In his speech to the Cass Business School on Thursday, Mr Cable also said "philistinism" was "bad economics" and that education was good for the economy.

"Education and learning are of course desirable in their own right. Education for education's sake - learning and how to learn - benefits the economy in the long term," he added.

He said the priorities for his department included an "increased emphasis on lifelong learning, stripping out some of the bureaucracy around FE (further education)".

And he went on to suggest in a question and answer session that the department's lifelong learning budget may be safeguarded.

A string of quangos, at least partly funded by Mr Cable's department, are being axed, phased out or are having their budgets reduced.

A departmental spokesman said these included LearnDirect, the Institute for Learning, the Learning and Skills Improvement Service.

The UK Commission for Employment and Skills has been merged with another quango Investors in People.

In his speech, he said a further 20 quangos would be abolished within a year, but stopped short of naming them.

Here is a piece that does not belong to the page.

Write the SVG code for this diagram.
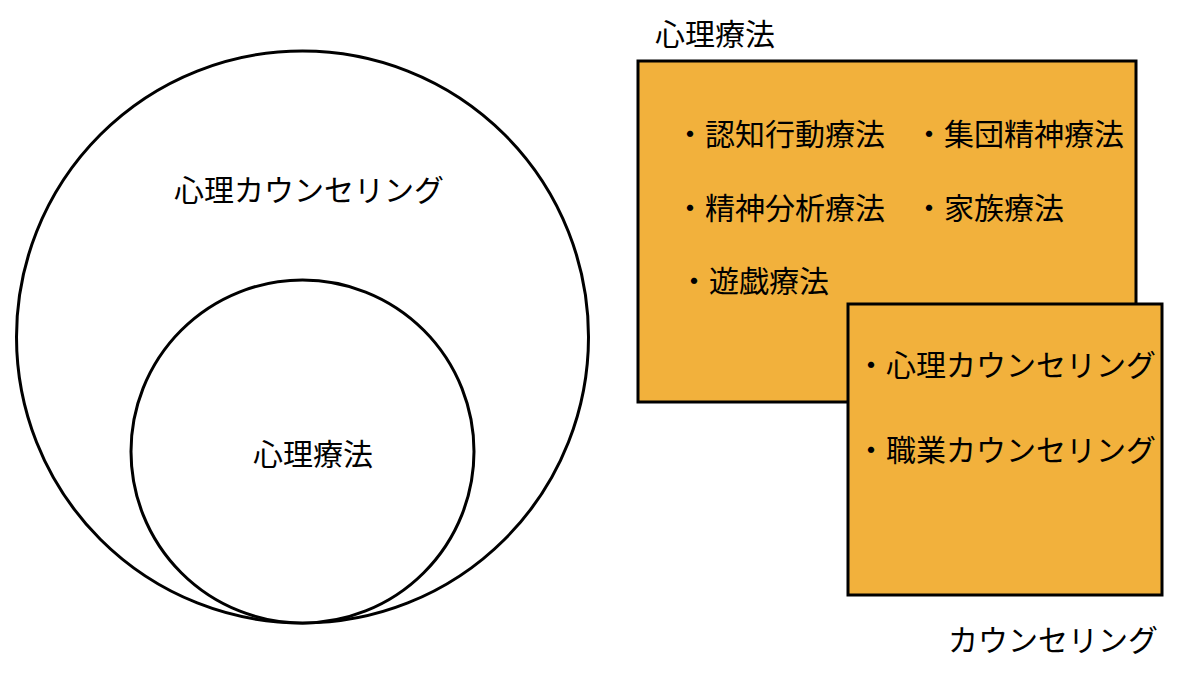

Peter Lavender, deputy chief executive at the National Institute for Adult and Continuing Education, welcomed the fact Mr Cable had recognised the social benefits of learning, saying it was a message his organisation had sought to get across for a number of years.

"This recognition will be critical in the years to come as we struggle to grow and develop the country's economy, to develop and sustain communities, and help individuals become all that they are capable of becoming," he added.

"There is a connection between economic regeneration and the personal confidence of adults and young people.

"New learning is one of the best recipes for recovery."

University and College Union general secretary Sally Hunt also welcomed the comments, saying: "Adult education can make a huge difference to people's lives as he illustrated with the case of his mother.

But she added: "However, this does not change the fact that thousands of staff are facing the sack and that thousands of students will miss out on a college and university place.

"This is the last thing this country needs if we want to remain a major player in the global knowledge economy.

"Cutting jobs in further and higher education will come back and haunt this government."